§ **Stated task**:
Extract every line that contains the word "page".

§ **Data segment**:
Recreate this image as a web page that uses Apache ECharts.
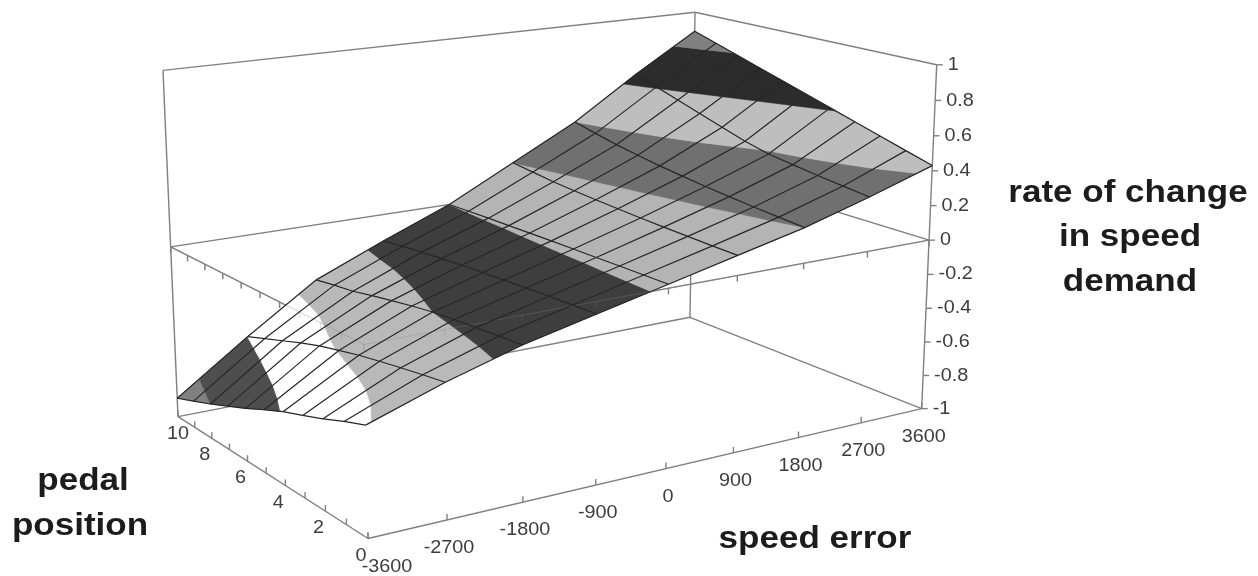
<!DOCTYPE html>
<html><head><meta charset="utf-8">
<style>html,body{margin:0;padding:0;background:#fff;overflow:hidden}#c{width:1258px;height:576px;filter:blur(0.7px)}</style>
<script src="https://cdn.jsdelivr.net/npm/echarts@6/dist/echarts.min.js"></script>
</head><body><div id="c"></div>
<script>
// ---- data ----
const speedError = [-3600,-2700,-1800,-900,0,900,1800,2700,3600];
const pedalPosition = [0,1,2,3,4,5,6,7,8,9,10];
const rateAtSpeedM3600 = [-.41,-.455,-.505,-.55,-.593,-.645,-.70,-.75,-.80,-.845,-.89];
const rateAtSpeedM2700 = [-.272,-.293,-.315,-.339,-.364,-.395,-.427,-.467,-.511,-.555,-.6];
const rateAtSpeedM1800 = [-.156,-.166,-.176,-.187,-.2,-.22,-.243,-.267,-.294,-.31,-.33];
const rateAtSpeedM900  = [-.067,-.072,-.078,-.085,-.092,-.10,-.109,-.12,-.131,-.145,-.16];
const rateAtSpeed0     = [.022,.021,.02,.018,.017,.015,.013,.01,.008,.004,0];
const rateAtSpeed900   = [.111,.115,.12,.125,.131,.139,.147,.157,.168,.184,.2];
const rateAtSpeed1800  = [.2,.212,.224,.239,.254,.272,.291,.314,.338,.368,.4];
const rateAtSpeed2700  = [.31,.328,.346,.367,.388,.424,.47,.515,.561,.607,.65];
const rateAtSpeed3600  = [.43,.475,.52,.565,.61,.655,.70,.745,.79,.835,.88];
const rateColumns = [rateAtSpeedM3600,rateAtSpeedM2700,rateAtSpeedM1800,rateAtSpeedM900,rateAtSpeed0,rateAtSpeed900,rateAtSpeed1800,rateAtSpeed2700,rateAtSpeed3600];
const speedTickLabels = ['-3600','-2700','-1800','-900','0','900','1800','2700','3600'];
const pedalTickLabels = ['0','2','4','6','8','10'];
const rateTickLabels = ['-1','-0.8','-0.6','-0.4','-0.2','0','0.2','0.4','0.6','0.8','1'];
const bandEdges = [-1,-.8,-.6,-.4,-.2,0,.2,.4,.6,.8,1];
const bandColors = ['#808080','#4e4e4e','#ffffff','#b9b9b9','#3e3e3e','#b4b4b4','#707070','#bebebe','#2c2c2c','#808080'];

// ---- camera: least-squares fit of a 3D->page projection to the box corners ----
const S0=-3600,S1=3600,P0=0,P1=10,Z0=-1,Z1=1;
const boxCorners = [
 [0,0,0,368,539],[1,0,0,921.7,408],[1,1,0,690,318],[0,1,0,178,416],
 [1,0,1,936.7,65],[1,1,1,695,12],[0,1,1,163,70.5]];
function solveCamera(){
  const rows=[],rhs=[];
  boxCorners.forEach(([u,v,w,x,y])=>{x/=1000;y/=1000;
    rows.push([u,v,w,1,0,0,0,0,-x*u,-x*v,-x*w]);rhs.push(x);
    rows.push([0,0,0,0,u,v,w,1,-y*u,-y*v,-y*w]);rhs.push(y);});
  const n=11,A=[];
  for(let i=0;i<n;i++){A.push(new Array(n+1).fill(0));
    for(let j=0;j<n;j++)rows.forEach(r=>A[i][j]+=r[i]*r[j]);
    rows.forEach((r,k)=>A[i][n]+=r[i]*rhs[k]);}
  for(let i=0;i<n;i++){let m=i;for(let k=i+1;k<n;k++)if(Math.abs(A[k][i])>Math.abs(A[m][i]))m=k;
    [A[i],A[m]]=[A[m],A[i]];
    for(let k=0;k<n;k++)if(k!==i){const f=A[k][i]/A[i][i];for(let j=i;j<=n;j++)A[k][j]-=f*A[i][j];}}
  return A.map((r,i)=>r[n]/r[i]);
}
const cam=solveCamera();
function project(s,p,z){
  const u=(s-S0)/(S1-S0),v=(p-P0)/(P1-P0),w=(z-Z0)/(Z1-Z0);
  const d=cam[8]*u+cam[9]*v+cam[10]*w+1;
  return [1000*(cam[0]*u+cam[1]*v+cam[2]*w+cam[3])/d,1000*(cam[4]*u+cam[5]*v+cam[6]*w+cam[7])/d];
}

// ---- surface cells split into value bands ----
function clip(poly,level,keepAbove){
  const out=[];
  for(let i=0;i<poly.length;i++){
    const a=poly[i],b=poly[(i+1)%poly.length];
    const ina=keepAbove?a[2]>=level:a[2]<=level,inb=keepAbove?b[2]>=level:b[2]<=level;
    if(ina)out.push(a);
    if(ina!==inb){const t=(level-a[2])/(b[2]-a[2]);out.push([a[0]+t*(b[0]-a[0]),a[1]+t*(b[1]-a[1]),level]);}
  }
  return out;
}
const surfacePolys=[];
for(let ip=pedalPosition.length-2;ip>=0;ip--){
 for(let is=speedError.length-2;is>=0;is--){
  const v=(i,j)=>[speedError[i],pedalPosition[j],rateColumns[i][j]];
  const q=[v(is,ip),v(is+1,ip),v(is+1,ip+1),v(is,ip+1)];
  bandColors.forEach((col,b)=>{
    let poly=clip(clip(q,bandEdges[b],true),bandEdges[b+1],false);
    if(poly.length>=3)surfacePolys.push({pts:poly.map(a=>project(a[0],a[1],a[2])),col});
  });
 }
}
const meshLines=[];
pedalPosition.forEach((p,j)=>meshLines.push(speedError.map((s,i)=>project(s,p,rateColumns[i][j]))));
speedError.forEach((s,i)=>meshLines.push(pedalPosition.map((p,j)=>project(s,p,rateColumns[i][j]))));

// ---- box frame and ticks ----
const frame=[
 [[S0,P1,Z0],[S0,P1,Z1]],[[S1,P1,Z0],[S1,P1,Z1]],[[S1,P0,Z0],[S1,P0,Z1]],
 [[S0,P1,Z1],[S1,P1,Z1]],[[S1,P1,Z1],[S1,P0,Z1]],
 [[S0,P0,Z0],[S1,P0,Z0]],[[S0,P0,Z0],[S0,P1,Z0]],[[S0,P1,Z0],[S1,P1,Z0]],[[S1,P1,Z0],[S1,P0,Z0]],
 [[S0,P1,0],[S1,P1,0]],[[S1,P1,0],[S1,P0,0]],
 [[S0,P1,0],[S0,P0,0]],[[S0,P0,0],[S1,P0,0]]];
const frameLines=frame.map(l=>l.map(a=>project(a[0],a[1],a[2])));
const zeroLines=frame.slice(-2).map(l=>l.map(a=>project(a[0],a[1],a[2])));
const TICK=6;
function down(pt,len){return [pt,[pt[0],pt[1]+len]];}
speedError.forEach(s=>{
  const f=project(s,P0,Z0);frameLines.push([f,[f[0],f[1]-TICK]]);
  const d=down(project(s,P0,0),TICK);frameLines.push(d);zeroLines.push(d);});
pedalPosition.forEach(p=>{
  const f=project(S0,p,Z0);frameLines.push([f,[f[0],f[1]-TICK]]);
  const d=down(project(S0,p,0),TICK);frameLines.push(d);zeroLines.push(d);});
bandEdges.forEach(z=>{const f=project(S1,P0,z);frameLines.push([f,[f[0]+6,f[1]]]);});

// ---- text ----
const TICK_FONT='18.5px "Liberation Sans",Arial,sans-serif',TITLE_FONT='bold 31px "Liberation Sans",Arial,sans-serif';
const TICK_STRETCH=1.07,TITLE_STRETCH=1.13;
const texts=[];
speedError.forEach((s,i)=>{const f=project(s,P0,Z0);
  texts.push({t:speedTickLabels[i],x:f[0]+(i===0?19:2),y:f[1]+28,font:TICK_FONT,fill:'#3c3c3c',align:'center',sx:TICK_STRETCH});});
pedalTickLabels.forEach(l=>{const f=project(S0,+l,Z0);
  texts.push({t:l,x:f[0]+(l==='10'?0:-7),y:f[1]+17,font:TICK_FONT,fill:'#3c3c3c',align:'center',sx:TICK_STRETCH});});
rateTickLabels.forEach((l,i)=>{const f=project(S1,P0,bandEdges[i]);
  texts.push({t:l,x:f[0]+11,y:f[1],font:TICK_FONT,fill:'#3c3c3c',align:'left',sx:TICK_STRETCH});});
[['rate of change',1128,193],['in speed',1130,237],['demand',1130,282],['pedal',83,481],['position',80,526],['speed error',815,539]]
 .forEach(a=>texts.push({t:a[0],x:a[1],y:a[2],font:TITLE_FONT,fill:'#1c1c1c',align:'center',sx:TITLE_STRETCH}));

// ---- chart ----
function idx(a){return a.map((_,i)=>[i]);}
const chart=echarts.init(document.getElementById('c'),null,{renderer:'canvas'});
function lineSeries(name,lines,color,width,opacity,z){
  return {type:'custom',name,coordinateSystem:'cartesian2d',silent:true,animation:false,z,clip:false,data:idx(lines),
   renderItem(_,api){const l=lines[api.value(0)];
     return {type:'polyline',shape:{points:l.map(q=>api.coord(q))},style:{stroke:color,lineWidth:width,fill:null,opacity}};}};
}
chart.setOption({
  animation:false,backgroundColor:'#fff',
  grid:{left:0,right:0,top:0,bottom:0},
  xAxis:{type:'value',min:0,max:1258,show:false},
  yAxis:{type:'value',min:0,max:576,inverse:true,show:false},
  series:[
   lineSeries('frame',frameLines,'#808080',1.4,1,1),
   {type:'custom',name:'surface',silent:true,animation:false,z:2,clip:false,data:idx(surfacePolys),
    renderItem(_,api){const p=surfacePolys[api.value(0)];
      return {type:'polygon',shape:{points:p.pts.map(q=>api.coord(q))},style:{fill:p.col,stroke:p.col,lineWidth:0.6}};}},
   lineSeries('zero',zeroLines,'#808080',1.1,0.3,3),
   lineSeries('mesh',meshLines,'#262626',1.2,1,4),
   {type:'custom',name:'labels',silent:true,animation:false,z:5,clip:false,data:idx(texts),
    renderItem(_,api){const t=texts[api.value(0)],c=api.coord([t.x,t.y]);
      return {type:'text',x:c[0],y:c[1],scaleX:t.sx,style:{text:t.t,x:0,y:0,font:t.font,fill:t.fill,align:t.align,verticalAlign:'middle'}};}}
  ]
});
</script></body></html>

§ **Result for this exercise**:
Recreate this image as a web page that uses Apache ECharts.
// ---- camera: least-squares fit of a 3D->page projection to the box corners ----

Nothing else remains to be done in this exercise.